A military court this week suspended a work permit handed
to a former Nazi war criminal after protests from Italian
Jews.
Members of Rome’s Jewish community protested outside
the offices of 93-year-old Erich Priebke this week after
a military court granted permission for him to go to work
despite being under house arrest.
Around 100 demonstrators gathered outside the law firm in
Rome on Monday shouting “Murderer” at the former
SS officer who was jailed for life in 1998 for killing 335
men and boys during World War Two.
A military court ruled last Wednesday that Priebke, who
is serving his sentence under house arrest for health reasons,
can leave his home to go to work for his lawyer.

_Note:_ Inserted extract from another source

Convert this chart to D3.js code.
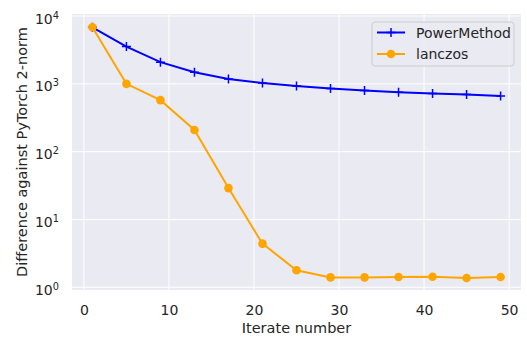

The ruling allowed him to travel to and from the office "every
day, freely" and "go out to satisfy, at nearby
places and for the time strictly necessary, the indispensable
necessities of life."
But the court suspended the order on Monday claiming Priebke
had not informed judges when he would be foin to work.
The court’s initial decision was condemned by Italian
politicians and Jewish campaigners at the Simon Wiesenthal
Centre describing it as an “insult to the family and
friends of those murdered by Priebke."
Priebke was extradited to Italy in 1995 from Argentina where
he had been hiding since the end of the war. He was convicted
of shooting 335 men, including around 75 Jews, in the 1944
Fosse Ardeantine massacre. The massacre, in caves just outside
Rome, was believed to have been ordered by Adolf Hitler as
a reprisal for an attack by Italian resistance fighters which
killed 33 German soldiers.
The Simon Wiesenthal Centre’s Israel director Efraim
Zuroff, described the decision as “outrageous, senseless,
and insensitive.”
He said: “Any decision which grants privileges to
a convicted and unrepentant Nazi war criminal like Priebke
is outrageous because it is based on a totally false assumption
that as an elderly person Priebke deserves a measure of sympathy
and even privileges.
“But the passage of time in no way diminishes the
guilt of Holocaust perpetrators and people like him, who
had no mercy for their victims, do not deserve any sympathy
themselves. The decision is senseless since there is no basis
to grant Priebke privileges and the fact that he has reached
an elderly age does not turn a murderer into Righteous Gentile.
It is insensitive since it insults the family and friends
of those murdered by Priebke and his cohorts.”